BEGIN Source excerpt

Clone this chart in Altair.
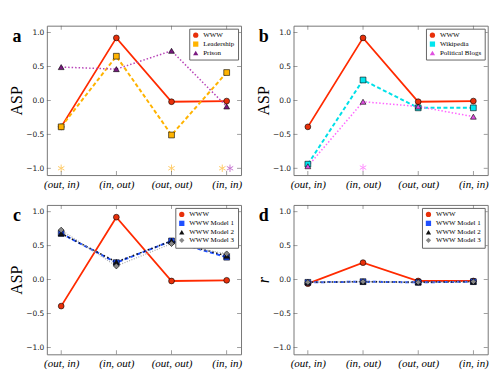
import altair as alt
import pandas as pd

# ---------------- data ----------------
categories = ["(out, in)", "(in, out)", "(out, out)", "(in, in)"]
positions = [0, 1, 2, 3]
y_ticks = [-1.0, -0.5, 0.0, 0.5, 1.0]

www_asp = [-0.39, 0.92, -0.02, -0.01]
leadership_asp = [-0.39, 0.65, -0.51, 0.41]
prison_asp = [0.49, 0.46, 0.73, -0.09]
wikipedia_asp = [-0.94, 0.30, -0.11, -0.11]
blogs_asp = [-0.97, -0.02, -0.09, -0.24]
model1_asp = [0.68, 0.25, 0.57, 0.33]
model2_asp = [0.68, 0.26, 0.57, 0.35]
model3_asp = [0.73, 0.20, 0.53, 0.38]

www_r = [-0.06, 0.25, -0.02, -0.02]
model1_r = [-0.04, -0.03, -0.04, -0.03]
model2_r = [-0.04, -0.03, -0.04, -0.03]
model3_r = [-0.04, -0.03, -0.04, -0.03]

# significance asterisks: (x position, y value, colour)
stars_a_x = [0, 2, 2.92, 3.06]
stars_a_y = [-1.0, -1.0, -1.0, -1.0]
stars_a_c = ["#FFB830", "#FFB830", "#FFB830", "#B040C0"]
stars_b_x = [1]
stars_b_y = [-0.99]
stars_b_c = ["#FF66FF"]

W, H = 195, 150
ASTERISK = "M0,-1L0,1M-0.866,-0.5L0.866,0.5M-0.866,0.5L0.866,-0.5"

label_expr = "[" + ",".join("'%s'" % c for c in categories) + "][datum.value]"


def make_panel(series, letter, ytitle, ytitle_style, stars=None):
    xaxis = alt.Axis(values=positions, labelExpr=label_expr, title=None, grid=False,
                     domain=False, ticks=False, labelFont="Liberation Serif",
                     labelFontStyle="italic", labelFontSize=11, labelColor="black",
                     labelPadding=3)
    yaxis = alt.Axis(values=y_ticks, format=".1f", title=ytitle, grid=False, domain=False,
                     ticks=False, labelFont="DejaVu Sans", labelFontSize=7.5,
                     labelColor="#222", labelPadding=3, titleFont="Liberation Serif",
                     titleFontSize=16, titleFontWeight="normal", titleFontStyle=ytitle_style,
                     titleColor="black", titlePadding=1)
    X = alt.X("x:Q", scale=alt.Scale(domain=[-0.26, 3.26], nice=False, zero=False), axis=xaxis)
    Y = alt.Y("y:Q", scale=alt.Scale(domain=[-1.1, 1.1], nice=False, zero=False), axis=yaxis)

    layers = []
    rows = []
    for s in series:
        df = pd.DataFrame({"x": positions, "y": s["values"]})
        kw = dict(color=s["line"], strokeWidth=s.get("lw", 1.6))
        if s.get("dash"):
            kw["strokeDash"] = s["dash"]
        layers.append(alt.Chart(df).mark_line(**kw).encode(x=X, y=Y))
        for p, v in zip(positions, s["values"]):
            rows.append({"x": p, "y": v, "series": s["name"]})

    if stars:
        sx, sy, sc = stars
        sdf = pd.DataFrame({"x": sx, "y": sy, "c": sc})
        layers.append(alt.Chart(sdf).mark_point(shape=ASTERISK, filled=False, size=55,
                                                strokeWidth=1.0).encode(
            x=X, y=Y, stroke=alt.Stroke("c:N", scale=None)))

    names = [s["name"] for s in series]
    legend = alt.Legend(title=None, orient="top-right", offset=3, padding=3, rowPadding=0,
                        labelFont="Liberation Serif", labelFontSize=7, labelColor="black",
                        symbolSize=28, strokeColor="#666", fillColor="white",
                        symbolStrokeColor="black", symbolStrokeWidth=0.6, labelOffset=4,
                        cornerRadius=0)
    pdf = pd.DataFrame(rows)
    layers.append(alt.Chart(pdf).mark_point(filled=True, stroke="black", strokeWidth=0.6,
                                            size=34, opacity=1).encode(
        x=X, y=Y,
        fill=alt.Fill("series:N", scale=alt.Scale(domain=names, range=[s["fill"] for s in series]),
                      legend=legend),
        shape=alt.Shape("series:N", scale=alt.Scale(domain=names, range=[s["shape"] for s in series]),
                        legend=legend),
    ))

    # inward ticks on all four sides
    ytdf = pd.DataFrame({"y": y_ticks})
    xtdf = pd.DataFrame({"x": positions})
    tk = dict(color="#555", size=4, thickness=0.8)
    layers.append(alt.Chart(ytdf).mark_tick(orient="horizontal", **tk).encode(y=Y, x=alt.value(2)))
    layers.append(alt.Chart(ytdf).mark_tick(orient="horizontal", **tk).encode(y=Y, x=alt.value(W - 2)))
    layers.append(alt.Chart(xtdf).mark_tick(orient="vertical", **tk).encode(x=X, y=alt.value(H - 2)))
    layers.append(alt.Chart(xtdf).mark_tick(orient="vertical", **tk).encode(x=X, y=alt.value(2)))

    ldf = pd.DataFrame({"t": [letter]})
    layers.append(alt.Chart(ldf).mark_text(font="Liberation Serif", fontWeight="bold", fontSize=18,
                                           align="center", baseline="middle", color="black").encode(
        x=alt.value(-30), y=alt.value(11), text="t:N"))

    return alt.layer(*layers).properties(width=W, height=H)


WWW = dict(name="WWW", values=www_asp, line="#FF2A00", fill="#E8300A", shape="circle", lw=1.8)

panel_a = make_panel([
    WWW,
    dict(name="Leadership", values=leadership_asp, line="#FFB300", fill="#FFB300",
         shape="square", dash=[4, 2.5], lw=2),
    dict(name="Prison", values=prison_asp, line="#B844B8", fill="#7A1A80",
         shape="triangle-up", dash=[1.5, 2], lw=1.5),
], "a", "ASP", "normal", (stars_a_x, stars_a_y, stars_a_c))

panel_b = make_panel([
    WWW,
    dict(name="Wikipedia", values=wikipedia_asp, line="#00E0E8", fill="#00E5EE",
         shape="square", dash=[4, 2.5], lw=2),
    dict(name="Political Blogs", values=blogs_asp, line="#FF66FF", fill="#E050E0",
         shape="triangle-up", dash=[1.5, 2], lw=1.5),
], "b", "ASP", "normal", (stars_b_x, stars_b_y, stars_b_c))


def model_series(www_vals, m1, m2, m3):
    return [
        dict(name="WWW", values=www_vals, line="#FF2A00", fill="#E8300A", shape="circle", lw=1.8),
        dict(name="WWW Model 1", values=m1, line="#2050FF", fill="#1F4FFF", shape="square",
             dash=[4, 2.5], lw=2),
        dict(name="WWW Model 2", values=m2, line="#111111", fill="#111111", shape="triangle-up",
             dash=[1.5, 2.5], lw=1.5),
        dict(name="WWW Model 3", values=m3, line="#AAAAAA", fill="#888888", shape="diamond",
             dash=[1, 1.5], lw=1.2),
    ]


panel_c = make_panel(model_series(www_asp, model1_asp, model2_asp, model3_asp), "c", "ASP", "normal")
panel_d = make_panel(model_series(www_r, model1_r, model2_r, model3_r), "d", "r", "italic")

row1 = alt.hconcat(panel_a, panel_b, spacing=52.7, bounds="flush").resolve_scale(
    fill="independent", shape="independent")
row2 = alt.hconcat(panel_c, panel_d, spacing=52.7, bounds="flush").resolve_scale(
    fill="independent", shape="independent")

chart = alt.vconcat(row1, row2, spacing=14).resolve_scale(
    fill="independent", shape="independent"
).properties(
    padding={"left": 0, "top": 16, "right": 0, "bottom": 0}
).configure_view(stroke="#777", strokeWidth=1).configure_axis(grid=False)

chart.save("out.html", embed_options={"renderer": "svg", "actions": False})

END Source excerpt

• Problem details
Please extract exactly the lines of the data, from the first through the line containing "c in categories)", and add no pictures to the copy.

• Written solution
Clone this chart in Altair.
import altair as alt
import pandas as pd

# ---------------- data ----------------
categories = ["(out, in)", "(in, out)", "(out, out)", "(in, in)"]
positions = [0, 1, 2, 3]
y_ticks = [-1.0, -0.5, 0.0, 0.5, 1.0]

www_asp = [-0.39, 0.92, -0.02, -0.01]
leadership_asp = [-0.39, 0.65, -0.51, 0.41]
prison_asp = [0.49, 0.46, 0.73, -0.09]
wikipedia_asp = [-0.94, 0.30, -0.11, -0.11]
blogs_asp = [-0.97, -0.02, -0.09, -0.24]
model1_asp = [0.68, 0.25, 0.57, 0.33]
model2_asp = [0.68, 0.26, 0.57, 0.35]
model3_asp = [0.73, 0.20, 0.53, 0.38]

www_r = [-0.06, 0.25, -0.02, -0.02]
model1_r = [-0.04, -0.03, -0.04, -0.03]
model2_r = [-0.04, -0.03, -0.04, -0.03]
model3_r = [-0.04, -0.03, -0.04, -0.03]

# significance asterisks: (x position, y value, colour)
stars_a_x = [0, 2, 2.92, 3.06]
stars_a_y = [-1.0, -1.0, -1.0, -1.0]
stars_a_c = ["#FFB830", "#FFB830", "#FFB830", "#B040C0"]
stars_b_x = [1]
stars_b_y = [-0.99]
stars_b_c = ["#FF66FF"]

W, H = 195, 150
ASTERISK = "M0,-1L0,1M-0.866,-0.5L0.866,0.5M-0.866,0.5L0.866,-0.5"

label_expr = "[" + ",".join("'%s'" % c for c in categories) + "][datum.value]"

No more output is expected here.